Given exercise: Which lines below fall between the one containing "Recreate this image" and the one containing "import plotly.graph_objects as go"? Repeat them exactly, counting both of those lines, and add nothing else.

Supplied data:
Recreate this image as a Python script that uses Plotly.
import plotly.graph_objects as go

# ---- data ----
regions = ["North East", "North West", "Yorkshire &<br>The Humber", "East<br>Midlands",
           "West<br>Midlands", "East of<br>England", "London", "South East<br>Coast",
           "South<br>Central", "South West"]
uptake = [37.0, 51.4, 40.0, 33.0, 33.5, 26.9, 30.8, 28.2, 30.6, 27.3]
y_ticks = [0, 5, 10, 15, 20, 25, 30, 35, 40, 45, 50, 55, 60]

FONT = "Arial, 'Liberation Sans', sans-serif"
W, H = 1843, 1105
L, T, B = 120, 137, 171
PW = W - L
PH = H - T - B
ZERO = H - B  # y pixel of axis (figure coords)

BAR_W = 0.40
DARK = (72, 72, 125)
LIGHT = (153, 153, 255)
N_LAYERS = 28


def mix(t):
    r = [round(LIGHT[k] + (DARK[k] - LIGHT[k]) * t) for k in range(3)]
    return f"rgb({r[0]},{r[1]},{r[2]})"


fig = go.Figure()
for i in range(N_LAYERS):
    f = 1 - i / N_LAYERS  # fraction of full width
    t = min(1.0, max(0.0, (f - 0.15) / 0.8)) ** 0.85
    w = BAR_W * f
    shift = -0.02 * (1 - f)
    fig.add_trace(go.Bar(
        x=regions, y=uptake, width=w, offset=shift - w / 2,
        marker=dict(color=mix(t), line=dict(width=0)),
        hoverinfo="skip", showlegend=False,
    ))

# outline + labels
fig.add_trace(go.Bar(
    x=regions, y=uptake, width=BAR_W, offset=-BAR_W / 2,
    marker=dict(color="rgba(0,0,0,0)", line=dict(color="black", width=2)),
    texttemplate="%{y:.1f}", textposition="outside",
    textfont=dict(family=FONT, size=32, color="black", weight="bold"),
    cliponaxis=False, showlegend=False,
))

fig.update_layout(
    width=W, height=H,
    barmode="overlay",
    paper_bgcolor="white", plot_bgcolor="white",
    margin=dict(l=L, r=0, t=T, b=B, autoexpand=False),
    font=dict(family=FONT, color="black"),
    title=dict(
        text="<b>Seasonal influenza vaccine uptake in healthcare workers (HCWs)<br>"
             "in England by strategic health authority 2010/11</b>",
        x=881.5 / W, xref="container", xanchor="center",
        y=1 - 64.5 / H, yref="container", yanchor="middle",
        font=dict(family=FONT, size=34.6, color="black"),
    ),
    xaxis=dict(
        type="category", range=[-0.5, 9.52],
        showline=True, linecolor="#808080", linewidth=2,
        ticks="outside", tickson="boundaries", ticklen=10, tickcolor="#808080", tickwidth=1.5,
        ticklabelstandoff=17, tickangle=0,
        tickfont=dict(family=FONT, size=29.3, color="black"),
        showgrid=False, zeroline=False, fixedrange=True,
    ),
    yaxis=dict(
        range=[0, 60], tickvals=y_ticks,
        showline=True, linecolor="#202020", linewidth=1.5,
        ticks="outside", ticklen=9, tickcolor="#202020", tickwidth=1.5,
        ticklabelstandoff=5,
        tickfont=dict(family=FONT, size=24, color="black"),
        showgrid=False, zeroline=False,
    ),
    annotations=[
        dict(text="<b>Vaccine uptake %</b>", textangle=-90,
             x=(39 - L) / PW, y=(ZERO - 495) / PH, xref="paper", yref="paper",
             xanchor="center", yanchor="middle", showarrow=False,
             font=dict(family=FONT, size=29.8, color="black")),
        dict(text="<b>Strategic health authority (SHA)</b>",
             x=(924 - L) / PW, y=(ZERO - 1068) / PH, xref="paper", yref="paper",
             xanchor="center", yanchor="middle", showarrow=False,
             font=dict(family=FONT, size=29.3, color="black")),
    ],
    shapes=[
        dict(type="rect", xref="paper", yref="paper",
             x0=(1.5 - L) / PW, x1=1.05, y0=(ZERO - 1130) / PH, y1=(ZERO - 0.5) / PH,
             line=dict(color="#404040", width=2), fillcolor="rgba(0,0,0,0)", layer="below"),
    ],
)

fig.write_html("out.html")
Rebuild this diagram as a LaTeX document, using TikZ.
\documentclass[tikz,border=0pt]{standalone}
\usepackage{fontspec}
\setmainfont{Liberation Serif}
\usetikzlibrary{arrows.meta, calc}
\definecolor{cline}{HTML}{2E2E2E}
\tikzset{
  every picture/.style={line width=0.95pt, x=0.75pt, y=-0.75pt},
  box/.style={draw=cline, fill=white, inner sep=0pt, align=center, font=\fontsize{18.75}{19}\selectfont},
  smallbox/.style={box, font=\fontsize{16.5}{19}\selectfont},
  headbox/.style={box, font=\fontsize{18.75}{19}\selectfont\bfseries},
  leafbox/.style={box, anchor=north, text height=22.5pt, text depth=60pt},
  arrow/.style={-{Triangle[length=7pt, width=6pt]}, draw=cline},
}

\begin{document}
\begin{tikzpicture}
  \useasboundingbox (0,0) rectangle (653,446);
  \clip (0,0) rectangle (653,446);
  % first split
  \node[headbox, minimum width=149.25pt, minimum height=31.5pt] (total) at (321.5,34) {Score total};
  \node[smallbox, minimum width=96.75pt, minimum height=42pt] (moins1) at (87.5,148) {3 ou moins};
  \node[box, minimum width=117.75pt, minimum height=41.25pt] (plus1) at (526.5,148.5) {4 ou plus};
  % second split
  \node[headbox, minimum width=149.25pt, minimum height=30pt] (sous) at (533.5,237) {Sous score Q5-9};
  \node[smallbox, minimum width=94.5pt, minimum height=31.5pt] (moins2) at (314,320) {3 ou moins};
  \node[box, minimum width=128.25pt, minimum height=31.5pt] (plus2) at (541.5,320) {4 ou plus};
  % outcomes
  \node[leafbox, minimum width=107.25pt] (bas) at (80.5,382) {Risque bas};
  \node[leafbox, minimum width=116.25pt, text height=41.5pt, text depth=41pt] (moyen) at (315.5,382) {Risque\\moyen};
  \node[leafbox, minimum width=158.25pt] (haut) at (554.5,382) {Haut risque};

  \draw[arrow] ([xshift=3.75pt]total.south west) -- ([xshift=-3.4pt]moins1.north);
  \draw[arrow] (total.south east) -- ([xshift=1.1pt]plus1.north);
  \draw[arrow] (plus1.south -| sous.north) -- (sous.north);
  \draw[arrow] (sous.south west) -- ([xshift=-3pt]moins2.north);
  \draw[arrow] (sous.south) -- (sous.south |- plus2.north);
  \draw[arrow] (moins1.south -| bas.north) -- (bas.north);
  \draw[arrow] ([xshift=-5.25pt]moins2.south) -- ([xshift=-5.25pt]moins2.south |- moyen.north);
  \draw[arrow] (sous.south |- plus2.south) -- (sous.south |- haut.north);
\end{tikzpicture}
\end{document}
* * *
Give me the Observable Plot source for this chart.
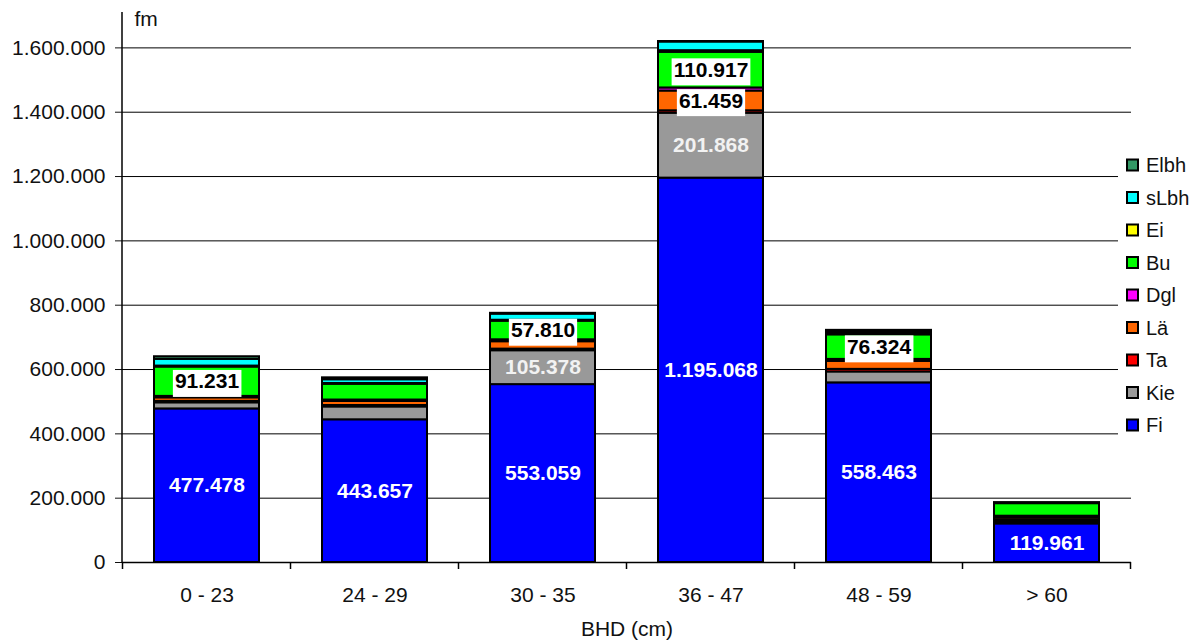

Result of the exercise:
Recreate this image as a Python script that uses Plotly.
import plotly.graph_objects as go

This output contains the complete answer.